How to manage timezones in Instantly
Option 1: Segment campaigns by region
- Create separate CSV files for US, EU, and APAC leads
- Build region-specific campaigns with appropriate send windows
- Set US campaign schedule to 9 AM-2 PM EST/PST
- Set EU campaign schedule to 9 AM-2 PM GMT/CET
- Set APAC campaign schedule to 9 AM-2 PM local business hours
This approach gives you precise control and ensures your message arrives during business hours in each market.
Option 2: Use multiple schedules within campaigns
For mixed lists, you can layer schedules by creating multiple send window rules based on contact properties. This works when your list size makes regional segmentation impractical.
"Love how Instantly can warm up email domains, taking away all that manual work. Its also super easy to set up campaigns..." - Holly B on G2
Watch this cold email deliverability guide to see how timezone management fits into a broader deliverability strategy.
How to automate smart send windows in Instantly
Here's the step-by-step process to configure optimal timing in Instantly so your campaigns run on autopilot.
Step 1: Set your campaign schedule
Open your campaign in Instantly, click the "Schedule" tab, select active sending days (typically Mon-Fri for B2B), and define your send window (9 AM-5 PM is standard, or narrow to 9 AM-2 PM for the golden window).
Step 2: Configure graduated wait steps in the sequence
Open the sequence editor for your campaign, add your initial email (Step 1), click "Add Step" and select "Wait," set the first wait to 2-3 days, add Step 2 (your first follow-up), then repeat with increasing intervals (4-5 days, 7 days, 14 days) for subsequent steps.
Step 3: Throttle throughput to protect sender reputation
- Set daily send limits: Go to Campaign Options and cap sends at 30-50 emails per inbox per day
- Enable inbox rotation: Distribute volume across multiple accounts using inbox rotation
- Monitor warmup health: Check your Warmup tab to ensure health scores stay above 90
- Add accounts as you scale: Instantly lets you connect unlimited sending accounts, so you scale volume horizontally
You send 30-50 emails per account daily for optimal deliverability, then add more accounts as you grow. Your base cost stays flat because outreach plans include unlimited email accounts and warmup on every tier.

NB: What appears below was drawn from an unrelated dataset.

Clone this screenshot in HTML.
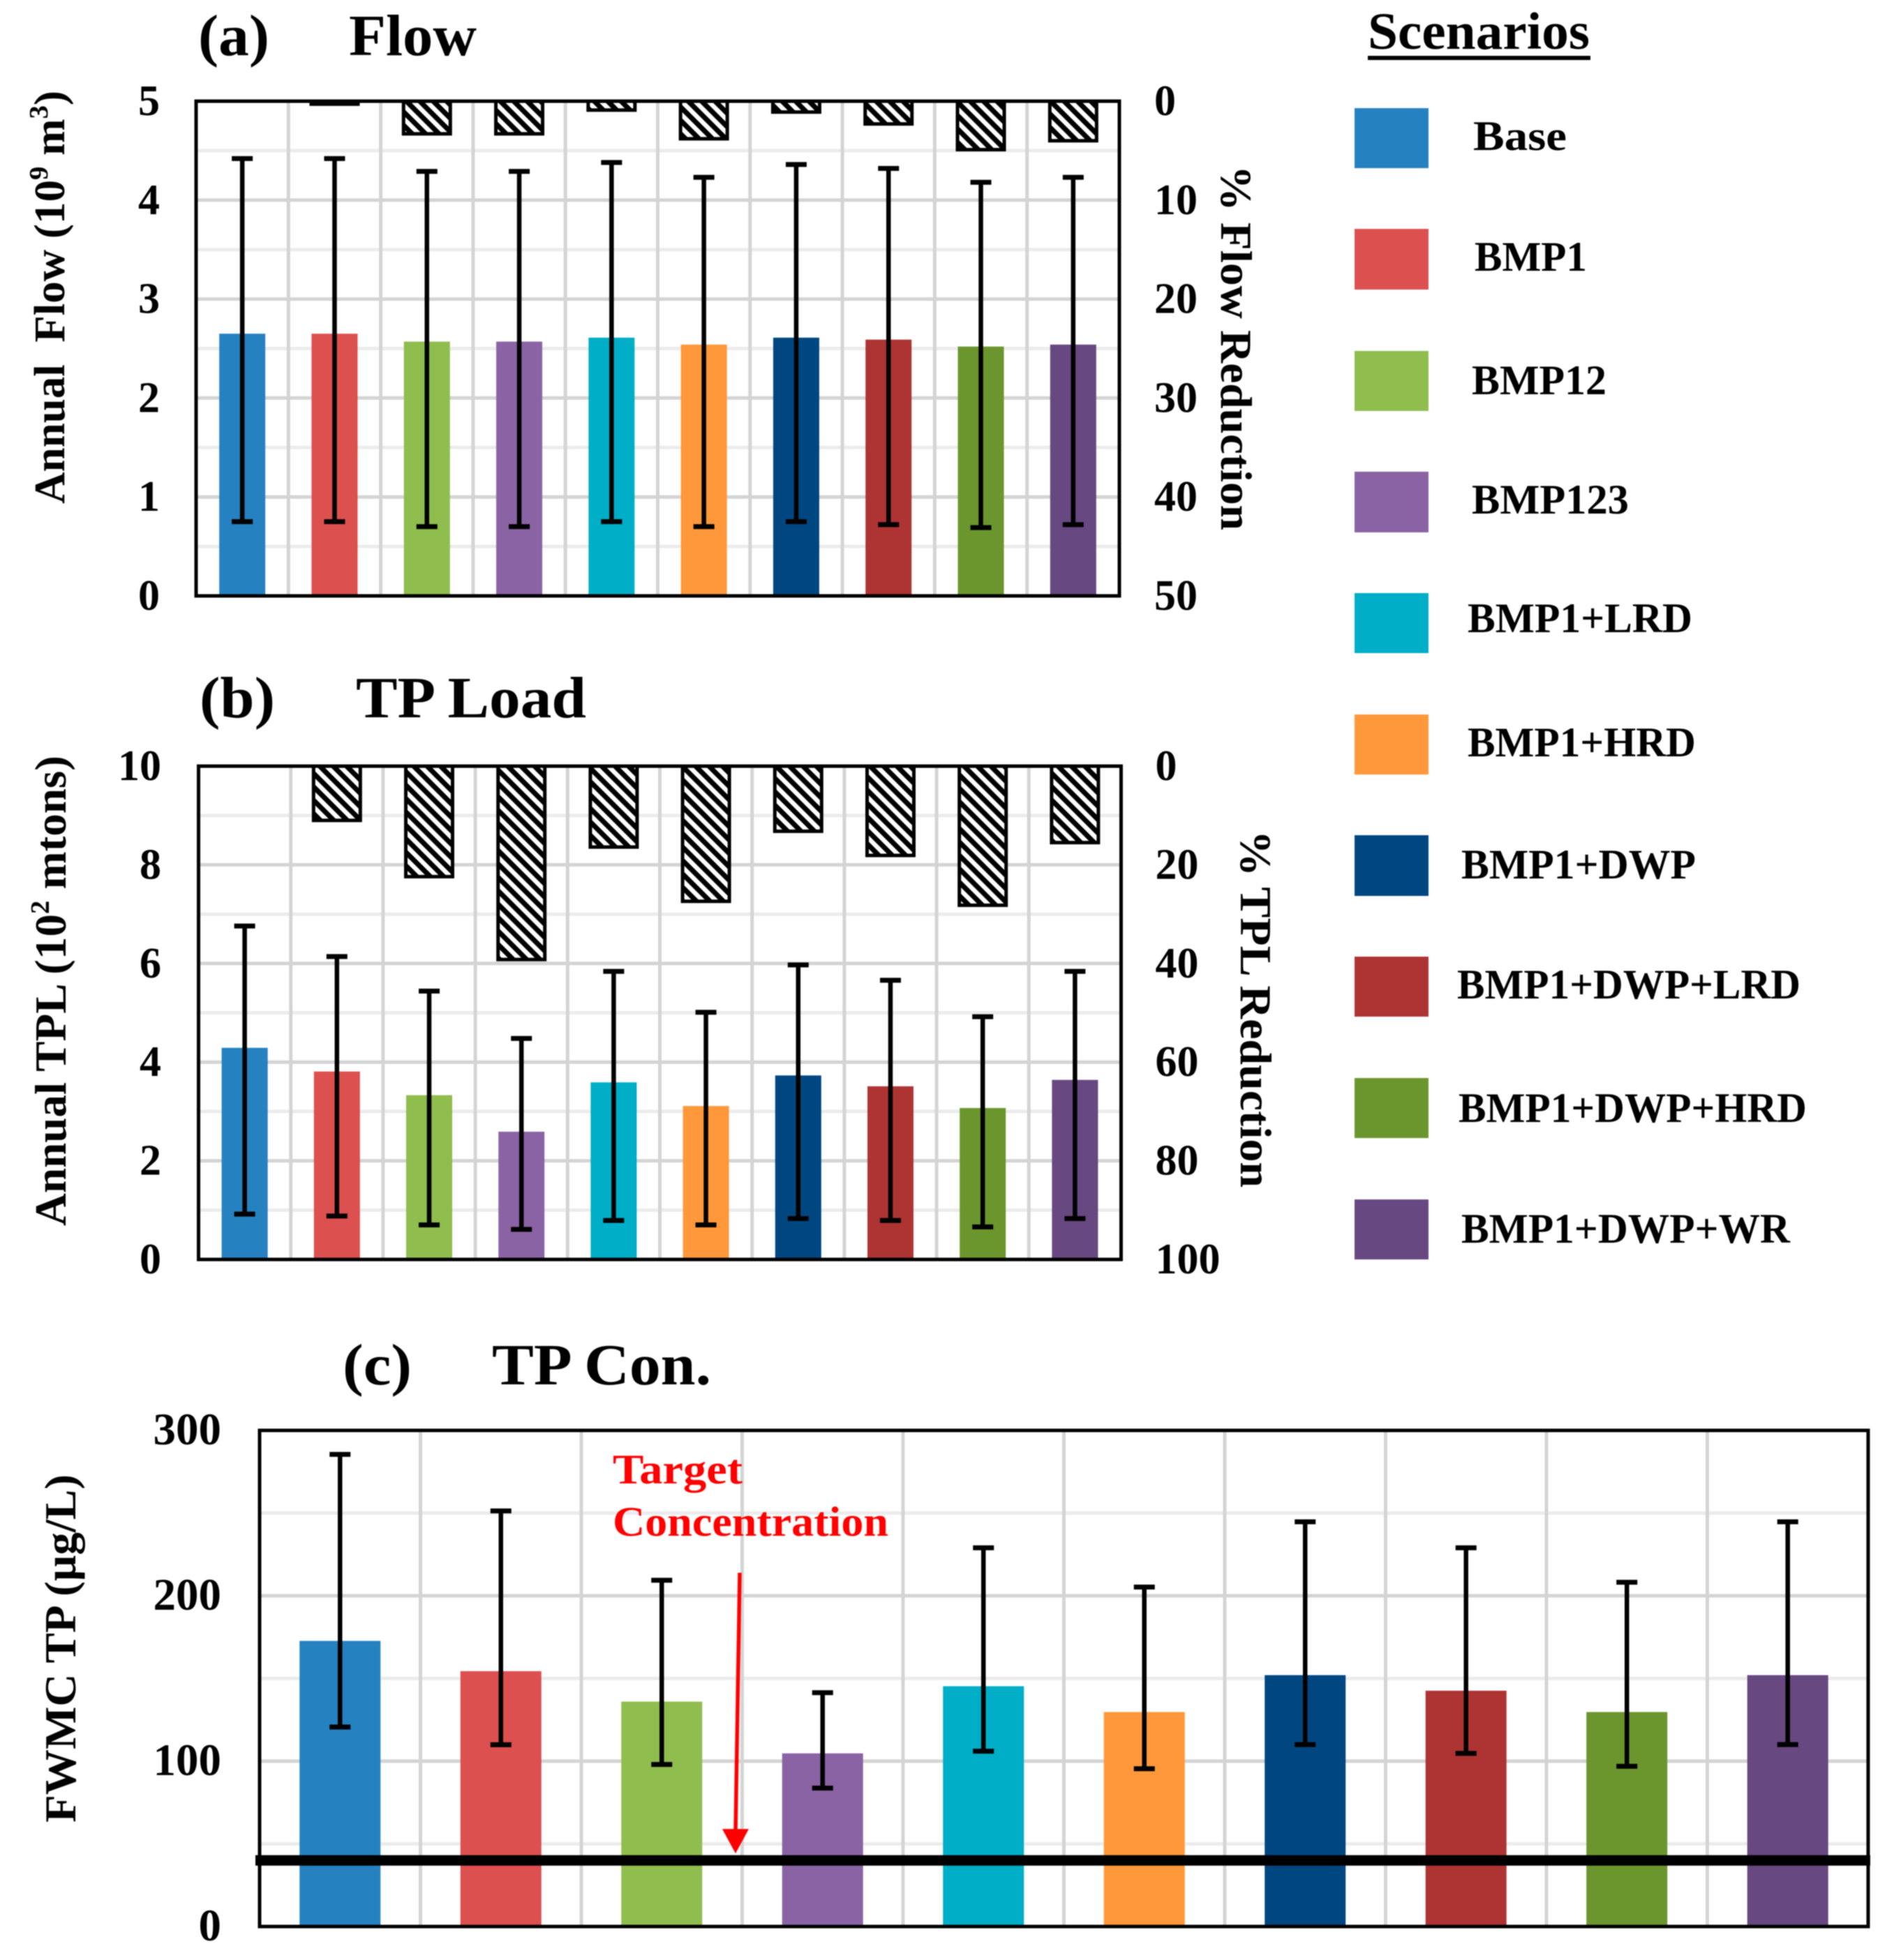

Subject lines that work with timing
Timing works best when you pair it with strong copy. Here are proven follow-up subject lines from 600+ tested templates:
- "Quick question" - Low-pressure and curiosity-driven, works for step 2
- "Next steps" - Achieves up to 70.5% open rate and 49.6% reply rate because it implies continuation
- "Thoughts on [specific pain point]?" - Value-oriented, works well in steps 3-4
Keep subject lines consistent across your sequence to maintain email threading. Threading shows the full conversation history and builds credibility.
"I've been using Instantly for about 4 months, and I have never had an issue with using their features... It has everything needed for sending personalized cold outreach campaigns." - yassine raji
Consistency beats luck
The difference between agencies that book meetings and those that burn domains is a timing system. Right day (Tuesday-Thursday) plus right spacing (2, 4, 7, 14 days) plus automation (smart scheduling, send controls) equals meetings. Stop guessing when to hit send. Use Instantly's campaign scheduling to land in the primary inbox at the right time, then scale across unlimited accounts without compounding software costs. Start your free trial and apply the graduated spacing template in the campaign builder.
Frequently asked questions about follow-up timing
How many follow-up emails should I send?
Send 4-7 follow-ups for cold outbound. Sending 4-7 emails in a sequence results in triple the responses compared to 1-3 emails, and research shows 80% of sales require 5+ follow-ups.
Is it better to follow up in the morning or afternoon?
Morning wins. Emails sent early in the day, between 6-9 AM, tend to see higher reply rates. Aim for 9-11 AM local time for B2B prospects.
Should I send follow-ups on weekends?
No for B2B. Weekends typically see the lowest open rates, and decision-makers rarely book meetings on Saturdays or Sundays.
How many emails per inbox per day is safe?
Keep daily sends at 30-50 per inbox maximum. Erratic volume kills sender reputation, so use inbox rotation to scale total throughput while keeping per-account volume conservative.
Does send time really impact reply rates?
Yes. The right send time can increase reply rates by 15-30%. Mid-week mornings (9-11 AM local time) consistently outperform early mornings, afternoons, and weekends.
Can I test different send times in Instantly?
Yes. Instantly supports A/Z testing automation. Split your list into variants, set different send windows for each, and compare reply rates after 2-3 weeks to find your optimal timing.
Key terms glossary
Send window: The designated time period (by day and hours) during which your campaign is allowed to send emails, configured to align with recipients' business hours.
Graduated spacing: A follow-up cadence where the time between emails increases with each step (2, 4, 7, 14 days), mimicking natural human behavior and reducing spam filter triggers.
Inbox rotation: The practice of distributing email volume across multiple sending accounts to keep per-inbox send rates low (30-50/day) while achieving higher total throughput.
Sender reputation: A score email providers assign based on your sending patterns, engagement rates, bounce rates, and spam complaints. This score determines whether your emails reach the inbox or spam folder.
Throughput: The total volume of emails sent across all accounts and campaigns over a specific time period, managed to maintain deliverability while achieving campaign goals.